La série de mes pièces Intermezzi est inspirée par la pensée de Roland Barthes sur le discours fragmentaire. Nombre de ses livres sont écrits dans ce style, ses réflexions sur des sujets divers se succédant sans lien argumentaire préétabli. Cette forme de rhétorique lui permet de traduire la simultanéité des pensées, l’entrechoquement ou la condensation des idées. L’esprit du lecteur, forcé à la rupture permanente, est acculé à une synthèse d’un genre nouveau. Peut-être une manière élégante de cerner l’insaisissable par l’accumulation de ses manifestations.
« Ecrire par fragments : les fragments sont alors des pierres sur le pourtour du cercle : je m’étale en rond : tout mon petit univers en miettes; au centre, quoi ? »
« Quoi, lorsqu’on met des fragments à la suite, nulle organisation possible ? Si : le fragment est comme l’idée musicale d’un cycle (Bonne Chanson, Dichterliebe) : chaque pièce se suffit, et cependant elle n’est jamais que l’interstice de ses voisines : l’œuvre n’est faite que de hors-texte. L’homme qui a le mieux compris et pratiqué l’esthétique du fragment (avant Webern), c’est peut-être Schumann ; il appelait le fragment : intermezzo ; il a multiplié dans ses œuvres les intermezzi : tout ce qu’il produisait était finalement intercal : mais entre quoi et quoi ? Que veut dire une suite pure d’interruptions ? »

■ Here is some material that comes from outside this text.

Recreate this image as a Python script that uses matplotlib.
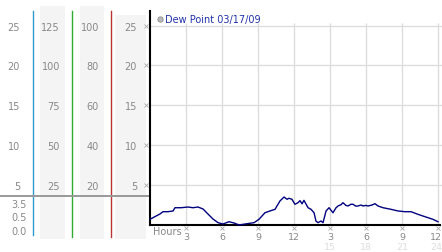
import matplotlib
matplotlib.use("Agg")
import matplotlib.pyplot as plt
from matplotlib.lines import Line2D

# 露点データ (時刻[h], 値)
hours = [0, 0.25, 0.83, 1.08, 1.5, 1.92, 2.08, 2.58, 3.17, 3.58,
         4.0, 4.42, 4.83, 5.25, 5.67, 6.08, 6.58, 7.0, 7.42, 8.08,
         8.67, 9.08, 9.58, 10.17, 10.42, 10.83, 11.17, 11.42, 11.58, 11.83,
         12.08, 12.33, 12.5, 12.67, 12.83, 13.17, 13.42, 13.67, 13.83, 14.0,
         14.25, 14.42, 14.67, 14.92, 15.25, 15.5, 15.67, 15.92, 16.08, 16.33,
         16.5, 16.75, 16.92, 17.17, 17.33, 17.58, 17.75, 18.0, 18.17, 18.5,
         18.75, 19.0, 19.42, 20.08, 20.67, 21.25, 21.75, 22.33, 23.0, 23.58,
         24.0]
dew_point = [0.65, 0.86, 1.32, 1.61, 1.61, 1.70, 2.11, 2.11, 2.20, 2.11,
             2.20, 1.95, 1.32, 0.69, 0.23, 0.06, 0.35, 0.19, -0.06, 0.10,
             0.23, 0.65, 1.48, 1.79, 1.91, 2.96, 3.46, 3.17, 3.3, 3.17,
             2.54, 2.74, 3.0, 2.6, 3.04, 2.11, 1.91, 1.48, 0.44, 0.23,
             0.44, 0.23, 1.70, 2.11, 1.48, 2.1, 2.33, 2.5, 2.74, 2.4,
             2.33, 2.55, 2.54, 2.3, 2.33, 2.45, 2.33, 2.4, 2.33, 2.45,
             2.62, 2.33, 2.11, 1.91, 1.70, 1.61, 1.61, 1.28, 0.94, 0.65,
             0.35]

y_ticks = [5, 10, 15, 20, 25]
col_labels = [
    ["5", "10", "15", "20", "25"],
    ["25", "50", "75", "100", "125"],
    ["20", "40", "60", "80", "100"],
    ["5", "10", "15", "20", "25"],
]
col_label_x = [20, 60, 99, 137]          # 右端(px)
low_labels = ["3.5", "0.5", "0.0"]
low_label_y = [205, 218, 232]

x_ticks = [3, 6, 9, 12, 15, 18, 21, 24]
x_labels = ["3", "6", "9", "12", "3", "6", "9", "12"]
x_labels2 = ["15", "18", "21", "24"]

W, H = 442, 253
GRAY = "#888888"


def main():
    fig = plt.figure(figsize=(W / 100, H / 100), dpi=100)

    # 背景 (px座標)
    bg = fig.add_axes([0, 0, 1, 1], zorder=0)
    bg.set_xlim(0, W)
    bg.set_ylim(H, 0)
    bg.axis("off")
    for x0, x1, y0 in [(40, 65, 7), (80, 104, 7), (115, 146, 16)]:
        bg.add_patch(plt.Rectangle((x0, y0), x1 - x0, 240 - y0, color="#f4f4f4", lw=0))
    bg.plot([33, 33], [12, 236], color="#3399cc", lw=1)
    bg.plot([72, 72], [12, 238], color="#33aa33", lw=1)
    bg.plot([111, 111], [12, 238], color="#bb3333", lw=1)
    bg.plot([0, 149], [197, 197], color="#999999", lw=1.4)
    for lab, y in zip(low_labels, low_label_y):
        bg.text(27, y, lab, ha="right", va="center", fontsize=7, color=GRAY)

    # メイン
    y0_px, top_px, ppu = 225.5, 12, 7.95
    rect = [150 / W, (H - y0_px) / H, (W - 150) / W, (y0_px - top_px) / H]
    ymax = (y0_px - top_px) / ppu
    ax = fig.add_axes(rect, zorder=1)
    ax.set_facecolor("none")
    ax.set_xlim(0, (W - 150) / 12)
    ax.set_ylim(0, ymax)

    ax.hlines(y_ticks, 0, (W - 150) / 12, color="#dddddd", lw=1, zorder=1)
    ax.vlines(x_ticks, 0, (y0_px - 24) / ppu, color="#dddddd", lw=1, zorder=1)
    ax.plot(hours, dew_point, color="#000080", lw=1, zorder=3, clip_on=False)

    for s in ["top", "right"]:
        ax.spines[s].set_visible(False)
    ax.spines["left"].set_linewidth(1.5)
    ax.spines["bottom"].set_linewidth(1.5)
    ax.spines["bottom"].set_bounds(0, 24.2)

    ax.set_yticks([])
    ax.set_xticks(x_ticks)
    # 最後のラベルは右端で切れないように少し左へ
    ax.set_xticklabels(x_labels[:-1] + [""])
    ax.tick_params(axis="x", length=0, pad=5.5, labelsize=6.8, labelcolor=GRAY)

    # 目盛りの小さな印
    ax.plot([-0.33] * len(y_ticks), y_ticks, "x", ms=2.5, mew=0.6, color="#aaaaaa", clip_on=False)
    ax.plot(x_ticks, [-0.5] * len(x_ticks), "x", ms=2.5, mew=0.6, color="#aaaaaa", clip_on=False)

    tr = ax.get_xaxis_transform()
    span = y0_px - top_px
    ax.text(23.82, -(237.5 - y0_px) / span, x_labels[-1], transform=tr,
            ha="center", va="center", fontsize=6.8, color=GRAY)
    ax.text(0.25, -(232 - y0_px) / span, "Hours", transform=tr,
            ha="left", va="center", fontsize=7, color=GRAY)
    for x, lab in zip(x_ticks[4:], x_labels2):
        ax.text(min(x, 23.82), -(248 - y0_px) / span, lab, transform=tr,
                ha="center", va="center", fontsize=6.8, color="#dddddd")

    # 左側の目盛り列
    for labs, xr in zip(col_labels, col_label_x):
        c = fig.add_axes([xr / W, rect[1], 0.0001, rect[3]], zorder=2)
        c.set_ylim(0, ymax)
        c.set_xticks([])
        c.set_yticks(y_ticks)
        c.set_yticklabels(labs)
        c.tick_params(axis="y", length=0, pad=0, labelsize=7, labelcolor=GRAY)
        c.set_facecolor("none")
        for s in c.spines.values():
            s.set_visible(False)

    # 凡例
    handle = Line2D([], [], ls="", marker="o", ms=3.8, mfc="#bbbbbb", mec="#888888", mew=0.6)
    ax.legend([handle], ["Dew Point 03/17/09"], loc="upper left",
              bbox_to_anchor=(157.5, 15.0), bbox_transform=bg.transData,
              frameon=False, fontsize=7, labelcolor="#2233aa",
              handlelength=0.55, handletextpad=0.2, borderpad=0, borderaxespad=0)

    fig.savefig("out.png", dpi=100)


if __name__ == "__main__":
    main()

« Le fragment a son idéal : une haute condensation, non de pensée, ou de sagesse, ou de vérité (comme dans la Maxime), mais de musique : au développement, s’opposerait le ton, quelque chose d’articulé et de chanté, une diction : là devrait règner le timbre. Pièces brèves de Webern : pas de cadence : quelle souveraineté il met à tourner court ! » (Roland BARTHES par Roland Barthes).
Dans Intermezzi 1, les interprètes chuchotent une suite de mots empruntée à Roland Barthes : Incidents (mini-textes, plis, haïkus, notations, jeux de sens, tout ce qui tombe, comme une feuille).